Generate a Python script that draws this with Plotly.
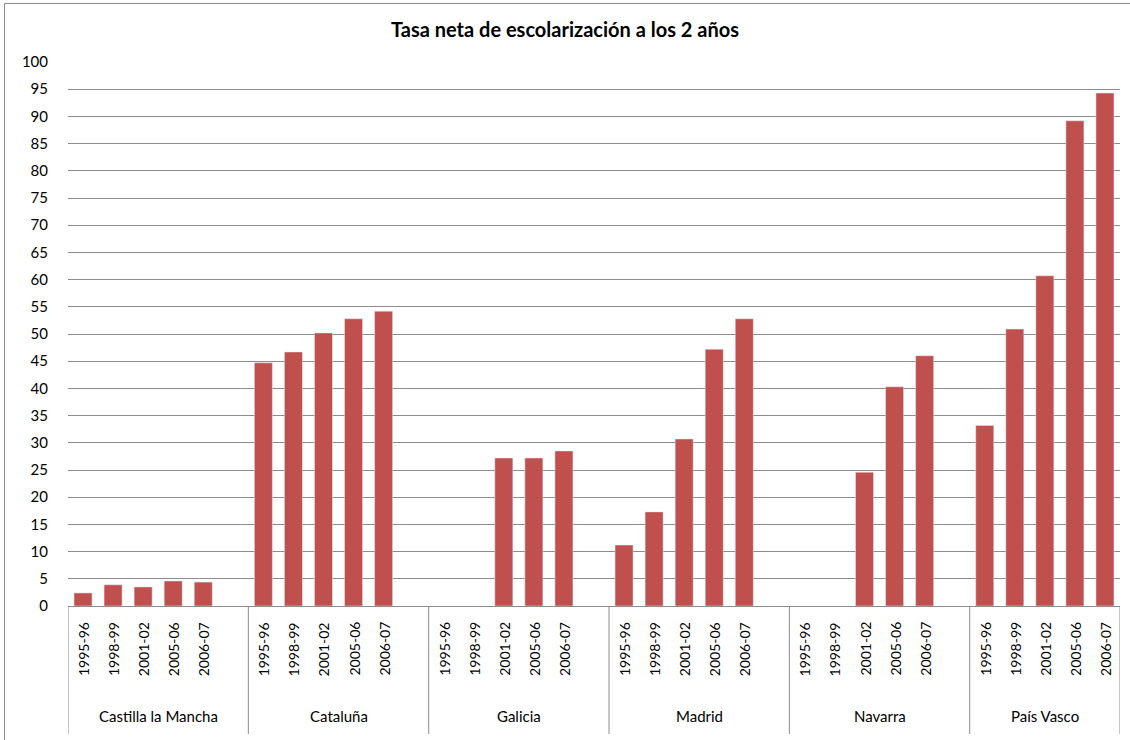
import plotly.graph_objects as go

regions = ["Castilla la Mancha", "Cataluña", "Galicia", "Madrid", "Navarra", "País Vasco"]
years = ["1995-96", "1998-99", "2001-02", "2005-06", "2006-07"]

castilla = [2.4, 3.9, 3.5, 4.6, 4.4]
cataluna = [44.7, 46.7, 50.2, 52.8, 54.2]
galicia = [None, None, 27.2, 27.2, 28.5]
madrid = [11.2, 17.3, 30.7, 47.2, 52.8]
navarra = [None, None, 24.6, 40.3, 46.0]
pais_vasco = [33.2, 50.9, 60.7, 89.2, 94.3]
series = [castilla, cataluna, galicia, madrid, navarra, pais_vasco]

title = "Tasa neta de escolarización a los 2 años"
y_ticks = list(range(0, 101, 5))

FONT = "Lato"
W, H = 1130, 740
L, R, T, B = 68, 10, 62, 134
PW, PH = W - L - R, H - T - B
SLOT = len(years) + 1  # one empty slot between groups

xs, ys = [], []
for g, vals in enumerate(series):
    for i, v in enumerate(vals):
        xs.append(g * SLOT + i)
        ys.append(v)

fig = go.Figure()
fig.add_trace(go.Bar(x=xs, y=ys, marker_color="#C0504D", width=0.6, showlegend=False,
                     hoverinfo="skip"))

annotations = []
shapes = []
n_slots = SLOT * (len(regions) - 1) + len(years)
for g, reg in enumerate(regions):
    for i, yr in enumerate(years):
        annotations.append(dict(x=g * SLOT + i, y=-(620 - 606) / PH, xref="x", yref="paper",
                                text=yr, textangle=-90, showarrow=False, xanchor="center",
                                yanchor="top", font=dict(family=FONT, size=14, color="#000")))
    annotations.append(dict(x=g * SLOT + (len(years) - 1) / 2 + (0.5 if g < len(regions) - 1 else 0),
                            y=-(716 - 606) / PH, xref="x", yref="paper",
                            text=reg, showarrow=False, xanchor="center", yanchor="middle",
                            font=dict(family=FONT, size=15, color="#000")))
divs = [g * SLOT - 0.5 for g in range(len(regions))] + [n_slots - 0.5]
for d in divs:
    shapes.append(dict(type="line", xref="x", yref="paper", x0=d, x1=d, y0=0,
                       y1=-(734 - 606) / PH, line=dict(color="#8c8c8c", width=1)))
# outer chart border (top and left edges only)
shapes.append(dict(type="line", xref="paper", yref="paper",
                   x0=(4.5 - L) / PW, x1=(W - L) / PW,
                   y0=(606 - 3.5) / PH, y1=(606 - 3.5) / PH,
                   line=dict(color="#8c8c8c", width=1)))
shapes.append(dict(type="line", xref="paper", yref="paper",
                   x0=(4.5 - L) / PW, x1=(4.5 - L) / PW,
                   y0=(606 - 3.5) / PH, y1=(606 - H) / PH,
                   line=dict(color="#8c8c8c", width=1)))

fig.update_layout(
    width=W, height=H,
    margin=dict(l=L, r=R, t=T, b=B),
    paper_bgcolor="white", plot_bgcolor="white",
    title=dict(text="<b>" + title + "</b>", x=0.5, xref="container", y=1 - 30 / H,
               yref="container", yanchor="middle", xanchor="center",
               font=dict(family=FONT, size=20, color="#000")),
    xaxis=dict(range=[-0.5, n_slots - 0.5], showticklabels=False, showgrid=False,
               zeroline=False, showline=True, linecolor="#8c8c8c", linewidth=1, ticks=""),
    yaxis=dict(range=[0, 100], tickvals=y_ticks, showgrid=True, gridcolor="#8c8c8c",
               gridwidth=1, zeroline=False, showline=False, ticks="",
               ticklabelstandoff=19,
               tickfont=dict(family=FONT, size=15, color="#000")),
    annotations=annotations, shapes=shapes,
    bargap=0.4,
)

fig.write_html("out.html", config={"displayModeBar": False},
               post_script="document.body.style.margin='0';")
____________________
Work to do :: From the first line of the listing above, repeat every line through the one holding "SLOT = len(years)". Both ends count, and pictures stay out.

Solution ::
Generate a Python script that draws this with Plotly.
import plotly.graph_objects as go

regions = ["Castilla la Mancha", "Cataluña", "Galicia", "Madrid", "Navarra", "País Vasco"]
years = ["1995-96", "1998-99", "2001-02", "2005-06", "2006-07"]

castilla = [2.4, 3.9, 3.5, 4.6, 4.4]
cataluna = [44.7, 46.7, 50.2, 52.8, 54.2]
galicia = [None, None, 27.2, 27.2, 28.5]
madrid = [11.2, 17.3, 30.7, 47.2, 52.8]
navarra = [None, None, 24.6, 40.3, 46.0]
pais_vasco = [33.2, 50.9, 60.7, 89.2, 94.3]
series = [castilla, cataluna, galicia, madrid, navarra, pais_vasco]

title = "Tasa neta de escolarización a los 2 años"
y_ticks = list(range(0, 101, 5))

FONT = "Lato"
W, H = 1130, 740
L, R, T, B = 68, 10, 62, 134
PW, PH = W - L - R, H - T - B
SLOT = len(years) + 1  # one empty slot between groups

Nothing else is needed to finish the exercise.